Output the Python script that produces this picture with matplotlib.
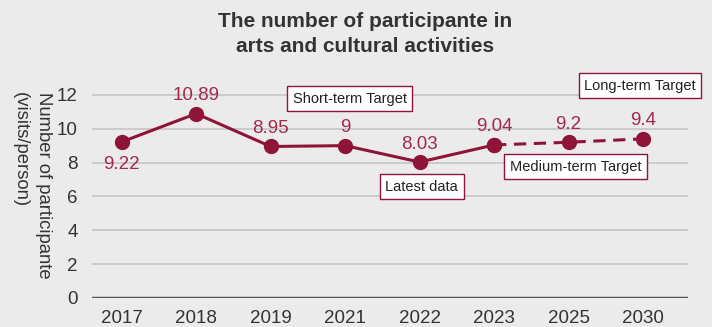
import matplotlib
matplotlib.use("Agg")
import matplotlib.pyplot as plt

plt.rcParams['font.family'] = ['Liberation Sans', 'DejaVu Sans']

# data
years = ['2017', '2018', '2019', '2021', '2022', '2023', '2025', '2030']
values = [9.22, 10.89, 8.95, 9.0, 8.03, 9.04, 9.2, 9.4]
labels = ['9.22', '10.89', '8.95', '9', '8.03', '9.04', '9.2', '9.4']
n_actual = 6  # 2017..2023 solid, then targets dashed

notes = ['Short-term Target', 'Latest data', 'Medium-term Target', 'Long-term Target']
note_xy = [(3.06, 11.78), (4.03, 6.57), (6.09, 7.75), (6.96, 12.54)]

bg = '#ebebeb'
red = '#8e1538'
lab_red = '#a3284c'

fig = plt.figure(figsize=(7.12, 3.27), dpi=100, facecolor=bg)
ax = fig.add_axes([0.129, 0.0887, 0.837, 0.673], facecolor=bg)

x = list(range(len(years)))
ax.plot(x[:n_actual], values[:n_actual], color=red, lw=2.2, marker='o', ms=10, zorder=3)
ax.plot(x[n_actual - 1:], values[n_actual - 1:], color=red, lw=2.2, ls=(0, (4, 2.5)),
        marker='o', ms=10, zorder=3)

for i, (v, t) in enumerate(zip(values, labels)):
    off = -16 if i == 0 else 13
    ax.annotate(t, (i, v), xytext=(0, off), textcoords='offset points',
                ha='center', va='center', color=lab_red, fontsize=13.5)

for t, (nx, ny) in zip(notes, note_xy):
    ax.text(nx, ny, t, ha='center', va='center', fontsize=10.5, color='#222222',
            bbox=dict(boxstyle='square,pad=0.38', fc='white', ec=red, lw=1), zorder=5)

ax.set_xlim(-0.4, 7.6)
ax.set_ylim(0, 13)
ax.set_yticks(range(0, 13, 2))
ax.set_xticks(x)
ax.set_xticklabels(years)
ax.tick_params(length=0, labelsize=13.5, colors='#333333')
ax.tick_params(axis='x', pad=9)
ax.tick_params(axis='y', pad=10)
for yv in range(2, 13, 2):
    ax.axhline(yv, color='#c8c8c8', lw=1.3, zorder=1)
ax.axhline(0, color='#555555', lw=2.5, zorder=2)
for s in ax.spines.values():
    s.set_visible(False)

ax.set_ylabel('Number of participante\n(visits/person)', rotation=-90, fontsize=13.3,
              color='#333333', multialignment='left', va='center', ha='center',
              linespacing=1.45)
ax.yaxis.set_label_coords(-0.1, 0.51)

fig.text(0.513, 0.895, 'The number of participante in\narts and cultural activities',
         ha='center', va='center', fontsize=15, fontweight='bold', color='#333333',
         linespacing=1.4)

fig.savefig('out.png', dpi=100, facecolor=bg)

######

Leave the pictures out and copy the rest of the data exactly.

* **The answer**
Output the Python script that produces this picture with matplotlib.
import matplotlib
matplotlib.use("Agg")
import matplotlib.pyplot as plt

plt.rcParams['font.family'] = ['Liberation Sans', 'DejaVu Sans']

# data
years = ['2017', '2018', '2019', '2021', '2022', '2023', '2025', '2030']
values = [9.22, 10.89, 8.95, 9.0, 8.03, 9.04, 9.2, 9.4]
labels = ['9.22', '10.89', '8.95', '9', '8.03', '9.04', '9.2', '9.4']
n_actual = 6  # 2017..2023 solid, then targets dashed

notes = ['Short-term Target', 'Latest data', 'Medium-term Target', 'Long-term Target']
note_xy = [(3.06, 11.78), (4.03, 6.57), (6.09, 7.75), (6.96, 12.54)]

bg = '#ebebeb'
red = '#8e1538'
lab_red = '#a3284c'

fig = plt.figure(figsize=(7.12, 3.27), dpi=100, facecolor=bg)
ax = fig.add_axes([0.129, 0.0887, 0.837, 0.673], facecolor=bg)

x = list(range(len(years)))
ax.plot(x[:n_actual], values[:n_actual], color=red, lw=2.2, marker='o', ms=10, zorder=3)
ax.plot(x[n_actual - 1:], values[n_actual - 1:], color=red, lw=2.2, ls=(0, (4, 2.5)),
        marker='o', ms=10, zorder=3)

for i, (v, t) in enumerate(zip(values, labels)):
    off = -16 if i == 0 else 13
    ax.annotate(t, (i, v), xytext=(0, off), textcoords='offset points',
                ha='center', va='center', color=lab_red, fontsize=13.5)

for t, (nx, ny) in zip(notes, note_xy):
    ax.text(nx, ny, t, ha='center', va='center', fontsize=10.5, color='#222222',
            bbox=dict(boxstyle='square,pad=0.38', fc='white', ec=red, lw=1), zorder=5)

ax.set_xlim(-0.4, 7.6)
ax.set_ylim(0, 13)
ax.set_yticks(range(0, 13, 2))
ax.set_xticks(x)
ax.set_xticklabels(years)
ax.tick_params(length=0, labelsize=13.5, colors='#333333')
ax.tick_params(axis='x', pad=9)
ax.tick_params(axis='y', pad=10)
for yv in range(2, 13, 2):
    ax.axhline(yv, color='#c8c8c8', lw=1.3, zorder=1)
ax.axhline(0, color='#555555', lw=2.5, zorder=2)
for s in ax.spines.values():
    s.set_visible(False)

ax.set_ylabel('Number of participante\n(visits/person)', rotation=-90, fontsize=13.3,
              color='#333333', multialignment='left', va='center', ha='center',
              linespacing=1.45)
ax.yaxis.set_label_coords(-0.1, 0.51)

fig.text(0.513, 0.895, 'The number of participante in\narts and cultural activities',
         ha='center', va='center', fontsize=15, fontweight='bold', color='#333333',
         linespacing=1.4)

fig.savefig('out.png', dpi=100, facecolor=bg)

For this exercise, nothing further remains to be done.